Libya Attacks on U.S. Consulate: Anti-Westernism and Islamophobia

Content from the Brookings Doha Center is now archived. In September 2021, after 14 years of impactful partnership, Brookings and the Brookings Doha Center announced that they were ending their affiliation. The Brookings Doha Center is now the Middle East Council on Global Affairs, a separate public policy institution based in Qatar.

U.S. Ambassador Christopher Stevens was killed a few days ago as a result of either a calculated terrorist attack or random violent anti-U.S. protests in Libya.

It is not known yet exactly who the murderers are, but it is not early to explore the global significance of the incident.

The event shows that some Muslims are yet to learn the lesson, despite multiple repetitions since the Salman Rushdie affair a quarter of a century ago. There are still Muslim individuals and groups who are ready to be manipulated by words, drawings or pictures. They have plenty of time to waste on the street, chanting and destroying property. They lack the will to think about the consequences of their “protests.” These young men do not realize that their street demonstrations do not harm the real producers of the anti-Islamic propaganda; instead, they damage the image of Islam and corner Muslim sympathizers in the West.

Moreover, state apparatuses are too weak to control violent demonstrations in some Muslim-majority countries. Worst of all, there are some Muslim religious leaders who call for “a day of rage,” or disseminate and popularize anti-Islamic propaganda — figures who were initially marginal and trivial. This is all good news for Islamophobes and their tacticians.

When Muslims’ values are perceived to be insulted, it should be politicians, intellectuals and strategists, rather than radical protesters, who take prudent steps to defend the dignity, rights and interests of their people.

In general, the Muslim world needs to develop mechanisms and institutions to prevent such provocations in the future. The Organization of Islamic Cooperation (OIC) has taken some important steps forward in promoting respectful, civilized and effective ways of fighting Islamophobia. Their diplomatic attitudes, however, have yet to spread at the grassroots level.

Having access to the masses, Muslim religious leaders can play an important role by emphasizing the importance of proactive, positive and constructive actions. They can remind young protesters that, according to Islam, responsibility for our actions is personal, and that every life should be respected and protected.

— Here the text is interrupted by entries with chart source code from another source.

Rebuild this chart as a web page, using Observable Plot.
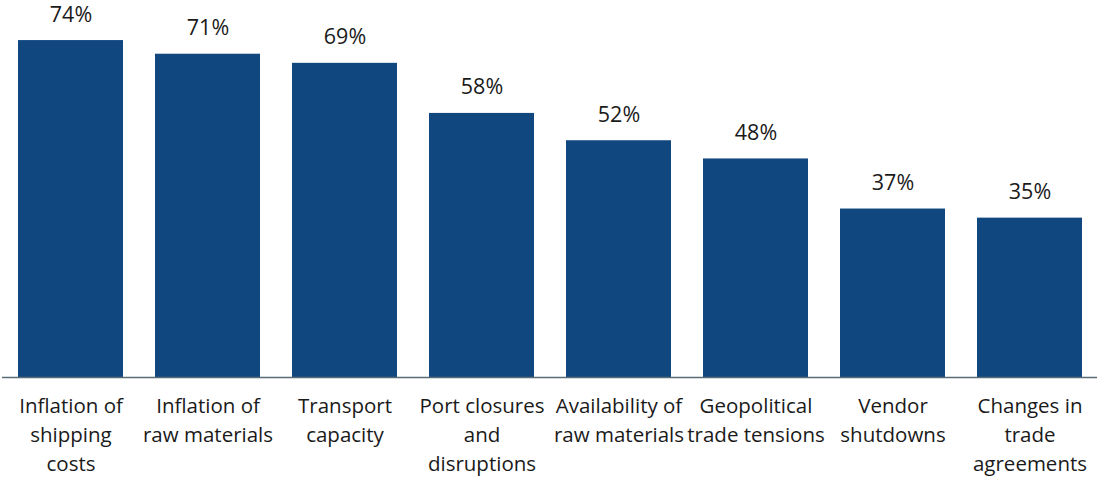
<!DOCTYPE html>
<html>
<head>
<meta charset="utf-8">
<script src="https://cdn.jsdelivr.net/npm/d3@7"></script>
<script src="https://cdn.jsdelivr.net/npm/@observablehq/plot@0.6"></script>
<style>
  html, body { margin: 0; padding: 0; background: #fff; }
  #chart svg { display: block; }
</style>
</head>
<body>
<div id="chart"></div>
<script>
const categories = [
  "Inflation of\nshipping\ncosts",
  "Inflation of\nraw materials",
  "Transport\ncapacity",
  "Port closures\nand\ndisruptions",
  "Availability of\nraw materials",
  "Geopolitical\ntrade tensions",
  "Vendor\nshutdowns",
  "Changes in\ntrade\nagreements"
];
const values = [74, 71, 69, 58, 52, 48, 37, 35];

const data = categories.map((c, i) => ({category: c, value: values[i]}));

const chart = Plot.plot({
  width: 1097,
  height: 477,
  marginLeft: 2,
  marginRight: 0,
  marginTop: 0,
  marginBottom: 100,
  style: {fontFamily: "'Open Sans', Lato, sans-serif", background: "#fff"},
  x: {domain: categories, paddingInner: 0.234, paddingOuter: 0.111, axis: null},
  y: {domain: [0, 82.8], axis: null},
  marks: [
    Plot.barY(data, {x: "category", y: "value", fill: "#10477f"}),
    Plot.ruleY([0], {stroke: "#5a6b78", strokeWidth: 1.5}),
    Plot.text(data, {
      x: "category", y: "value",
      text: d => d.value + "%",
      lineAnchor: "bottom", dy: -19,
      fontSize: 21.5, fill: "#1a1a1a"
    }),
    Plot.text(data, {
      x: "category", y: () => 0,
      text: "category",
      lineAnchor: "top", dy: 15,
      lineHeight: 1.415,
      fontSize: 20.5, fill: "#1a1a1a"
    })
  ]
});
document.getElementById("chart").appendChild(chart);
</script>
</body>
</html>
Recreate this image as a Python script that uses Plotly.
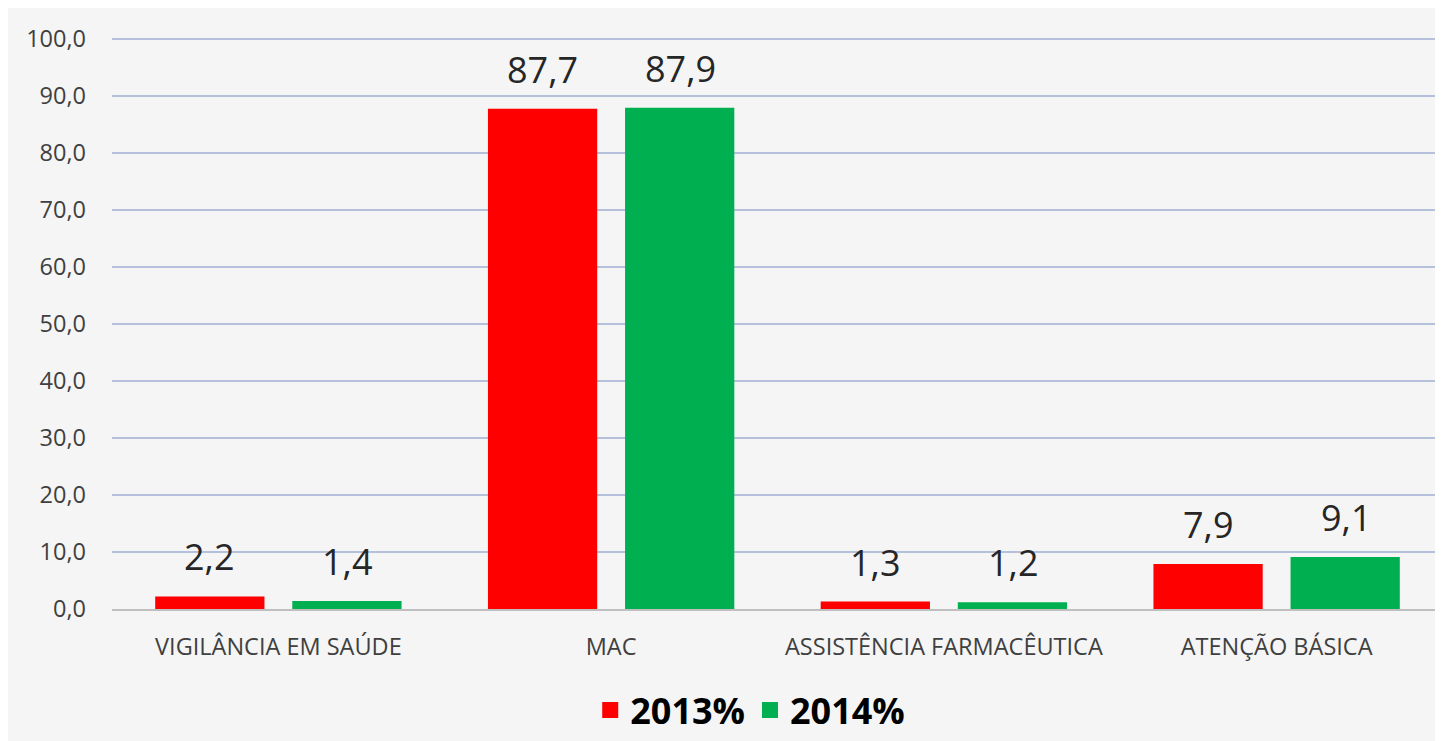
import plotly.graph_objects as go

categories = ["VIGILÂNCIA EM SAÚDE", "MAC", "ASSISTÊNCIA FARMACÊUTICA", "ATENÇÃO BÁSICA"]
series_names = ["2013%", "2014%"]
values_2013 = [2.2, 87.7, 1.3, 7.9]
values_2014 = [1.4, 87.9, 1.2, 9.1]
colors = ["#ff0000", "#00b050"]

def fmt(v):
    return f"{v:.1f}".replace(".", ",")

fig = go.Figure()
for name, vals, col in zip(series_names, [values_2013, values_2014], colors):
    fig.add_trace(go.Bar(
        x=categories, y=vals, name=name,
        marker=dict(color=col, line=dict(width=0)),
        hoverinfo="skip", showlegend=False,
    ))
# legend entries with larger square swatches
for name, col in zip(series_names, colors):
    fig.add_trace(go.Scatter(
        x=[categories[0]], y=[None], mode="markers", name=f"<b>{name}</b>",
        marker=dict(symbol="square", size=16, color=col),
        hoverinfo="skip", showlegend=True,
    ))

for vals, shift in [(values_2013, -69), (values_2014, 69)]:
    for c, v in zip(categories, vals):
        fig.add_annotation(
            x=c, y=v, text=fmt(v), showarrow=False,
            xshift=shift, yshift=13, yanchor="bottom",
            font=dict(size=36, color="#262626", family="Open Sans"),
        )

fig.update_layout(
    width=1435, height=733,
    paper_bgcolor="#f5f5f5", plot_bgcolor="#f5f5f5",
    margin=dict(l=104, r=0, t=29, b=132),
    barmode="group", bargap=0.176, bargroupgap=0.203,
    separators=",.",
    font=dict(family="Open Sans", color="#404040"),
    showlegend=True,
    legend=dict(
        orientation="h", x=0.4795, xanchor="center", y=-0.1766, yanchor="middle",
        font=dict(size=36, color="#000000", family="Open Sans"),
        itemsizing="trace", bgcolor="rgba(0,0,0,0)",
        traceorder="normal",
    ),
    xaxis=dict(
        tickfont=dict(size=23.5, color="#404040"),
        showline=True, linecolor="#bfbfbf", linewidth=1.5,
        ticks="", showgrid=False, ticklabelstandoff=16,
    ),
    yaxis=dict(
        range=[0, 100.3], tickvals=[0, 10, 20, 30, 40, 50, 60, 70, 80, 90, 100],
        tickformat=".1f",
        tickfont=dict(size=23.5, color="#404040"),
        showgrid=True, gridcolor="#b4c0dc", gridwidth=1.5,
        zeroline=False, showline=False, ticks="",
        ticklabelstandoff=25,
    ),
)

fig.write_html("out.html")
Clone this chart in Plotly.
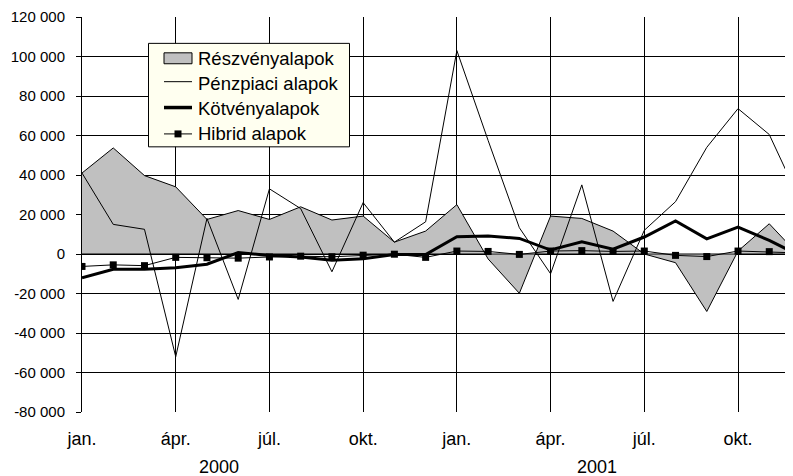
import plotly.graph_objects as go

# categories: months Jan 2000 .. Dec 2001
months = ["2000-01", "2000-02", "2000-03", "2000-04", "2000-05", "2000-06",
          "2000-07", "2000-08", "2000-09", "2000-10", "2000-11", "2000-12",
          "2001-01", "2001-02", "2001-03", "2001-04", "2001-05", "2001-06",
          "2001-07", "2001-08", "2001-09", "2001-10", "2001-11", "2001-12"]
x_idx = list(range(len(months)))

reszveny = [41000, 53700, 39700, 34000, 17500, 22000, 17500, 23900, 17200, 19200, 6000, 11600,
            25000, -2500, -19900, 19200, 18000, 11600, 0, -4400, -29100, 1500, 15300, -1500]
penzpiaci = [41000, 15000, 12500, -52000, 18000, -23000, 33000, 23000, -9000, 26000, 6000, 16300,
             103000, 57500, 13300, -10000, 35000, -24000, 12000, 26500, 54000, 73600, 60500, 26500]
kotveny = [-12000, -7700, -7700, -6900, -5200, 700, -700, -1500, -3200, -2400, -300, -300,
           8700, 9100, 7900, 2000, 6200, 2400, 8600, 16700, 7700, 13600, 6900, -1000]
hibrid = [-6300, -5500, -5900, -1700, -1900, -2100, -1500, -1100, -1400, -600, -100, -1700,
          1500, 1300, -200, 1500, 1700, 1300, 1500, -700, -1300, 1500, 1200, 500]

series_names = ["Részvényalapok", "Pénzpiaci alapok", "Kötvényalapok", "Hibrid alapok"]

x_tick_pos = [0, 3, 6, 9, 12, 15, 18, 21]
x_tick_text = ["jan.", "ápr.", "júl.", "okt.", "jan.", "ápr.", "júl.", "okt."]
year_labels = ["2000", "2001"]
year_pos = [4.4, 16.5]

y_tick_vals = [120000, 100000, 80000, 60000, 40000, 20000, 0, -20000, -40000, -60000, -80000]
y_tick_text = ["120 000", "100 000", "80 000", "60 000", "40 000", "20 000", "0",
               "-20 000", "-40 000", "-60 000", "-80 000"]

FONT = "Liberation Sans, Arial, sans-serif"

# layout geometry (figure pixels; the page adds an 8px body margin)
W, H = 785, 468
ML, MR, MT, MB = 74, 0, 7, 64
PW, PH = W - ML - MR, H - MT - MB
OFF = 8


def px(xs):
    return (xs - OFF - ML) / PW


def py(ys):
    return (MT + PH - (ys - OFF)) / PH


fig = go.Figure()
fig.add_trace(go.Scatter(x=x_idx, y=reszveny, name=series_names[0], mode="lines",
                         fill="tozeroy", fillcolor="#C0C0C0",
                         line=dict(color="black", width=1)))
fig.add_trace(go.Scatter(x=x_idx, y=penzpiaci, name=series_names[1], mode="lines",
                         line=dict(color="black", width=1)))
fig.add_trace(go.Scatter(x=x_idx, y=kotveny, name=series_names[2], mode="lines",
                         line=dict(color="black", width=3)))
fig.add_trace(go.Scatter(x=x_idx, y=hibrid, name=series_names[3], mode="lines+markers",
                         line=dict(color="black", width=1),
                         marker=dict(symbol="square", size=7, color="black")))

for txt, xp in zip(year_labels, year_pos):
    fig.add_annotation(x=xp, xref="x", y=py(467), yref="paper", text=txt, showarrow=False,
                       font=dict(family=FONT, size=18, color="black"), yanchor="middle")

# zero line on top of the area
fig.add_shape(type="line", xref="paper", x0=0, x1=1, yref="y", y0=0, y1=0,
              line=dict(color="black", width=1), layer="above")

# legend box (drawn by hand to match the original's compact layout)
fig.add_shape(type="rect", xref="paper", yref="paper",
              x0=px(148.5), x1=px(349.5), y0=py(145.5), y1=py(41.5),
              fillcolor="#FFFFF0", line=dict(color="black", width=1), layer="above")
row_y = [56.5, 81.5, 106.5, 132.5]
sym_x0, sym_x1 = 164, 192
# Részvényalapok: grey box
fig.add_shape(type="rect", xref="paper", yref="paper",
              x0=px(sym_x0), x1=px(sym_x1), y0=py(row_y[0] + 5.5), y1=py(row_y[0] - 5.5),
              fillcolor="#C0C0C0", line=dict(color="black", width=1), layer="above")
# Pénzpiaci: thin line
fig.add_shape(type="line", xref="paper", yref="paper",
              x0=px(sym_x0), x1=px(sym_x1), y0=py(row_y[1] - 1.5), y1=py(row_y[1] - 1.5),
              line=dict(color="black", width=1), layer="above")
# Kötvény: thick line
fig.add_shape(type="line", xref="paper", yref="paper",
              x0=px(sym_x0), x1=px(sym_x1), y0=py(row_y[2] - 0.5), y1=py(row_y[2] - 0.5),
              line=dict(color="black", width=3.5), layer="above")
# Hibrid: line with square marker
fig.add_shape(type="line", xref="paper", yref="paper",
              x0=px(sym_x0), x1=px(sym_x1), y0=py(row_y[3]), y1=py(row_y[3]),
              line=dict(color="black", width=1), layer="above")
fig.add_shape(type="rect", xref="paper", yref="paper",
              x0=px(174.5), x1=px(181.5), y0=py(row_y[3] + 3.5), y1=py(row_y[3] - 3.5),
              fillcolor="black", line=dict(color="black", width=0), layer="above")
for name, ry in zip(series_names, row_y):
    fig.add_annotation(x=px(196), xref="paper", y=py(ry), yref="paper", text=name,
                       showarrow=False, xanchor="left", yanchor="middle",
                       font=dict(family=FONT, size=18.5, color="black"))

fig.update_layout(
    width=W, height=H,
    margin=dict(l=ML, r=MR, t=MT, b=MB),
    paper_bgcolor="white", plot_bgcolor="white",
    font=dict(family=FONT, color="black"),
    showlegend=False,
    xaxis=dict(range=[0, 22.76], tickvals=x_tick_pos, ticktext=x_tick_text,
               showgrid=True, gridcolor="black", gridwidth=1, zeroline=False,
               showline=False, ticks="", ticklabelstandoff=14,
               tickfont=dict(family=FONT, size=18, color="black")),
    yaxis=dict(range=[-80000, 120000], tickvals=y_tick_vals, ticktext=y_tick_text,
               showgrid=True, gridcolor="black", gridwidth=1, zeroline=False,
               showline=True, linecolor="black", linewidth=1,
               ticks="outside", ticklen=5, tickcolor="black", ticklabelstandoff=8,
               ticklabeloverflow="allow",
               tickfont=dict(family=FONT, size=15, color="black")),
)

fig.write_html("out.html")
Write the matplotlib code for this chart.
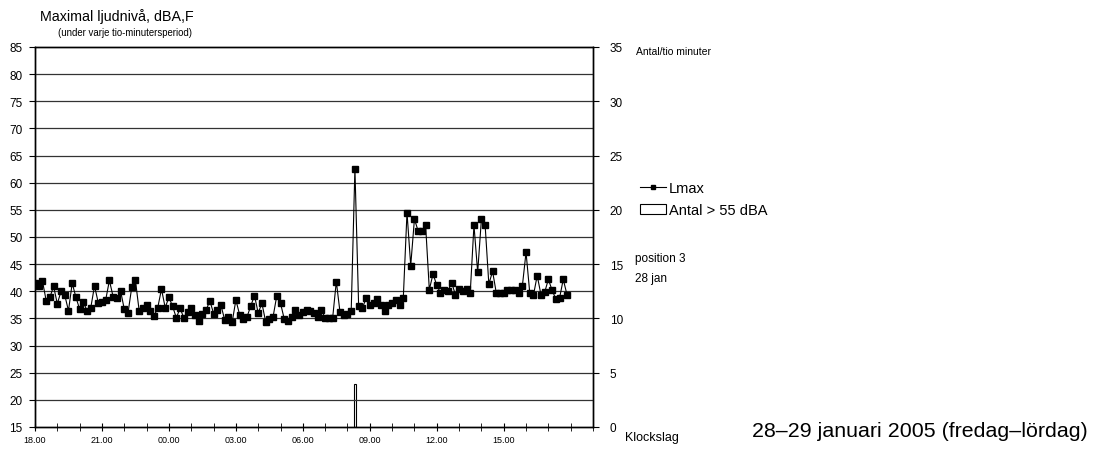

In Turkey, for example, the Directorate of Religious Affairs and the Gülen movement have promoted positive action, civilized criticism and, interfaith dialogue. Their activities have contributed to critical dialogue and mutual understanding between Muslims and the followers of other religions.

The recent incident also shows how counterproductive Islamophobia is. There are politicians and religious leaders in the United States and Europe who, unfortunately, promote Islamophobia. Islamophobes think that they will be better off if the tensions between Muslims and the West become deeper; the Arab Awakening turns into a set of anti-Western, Iranian-type Islamist revolutions, and the Obama administration fails to have better relations with Muslim countries. These Islamophobes are wrong. To make enemies out of 1.5 billion Muslims is too risky for Western countries in terms of their global interests, let alone being immoral and unreasonable.

Western countries need to develop effective mechanisms and institutions to marginalize Islamophobes; that will be consistent with their principle of working against discrimination, as well as serving their interests in different parts of the world. Marginalizing Islamophobes in the West will help diminish anti-Westernism in Muslim countries.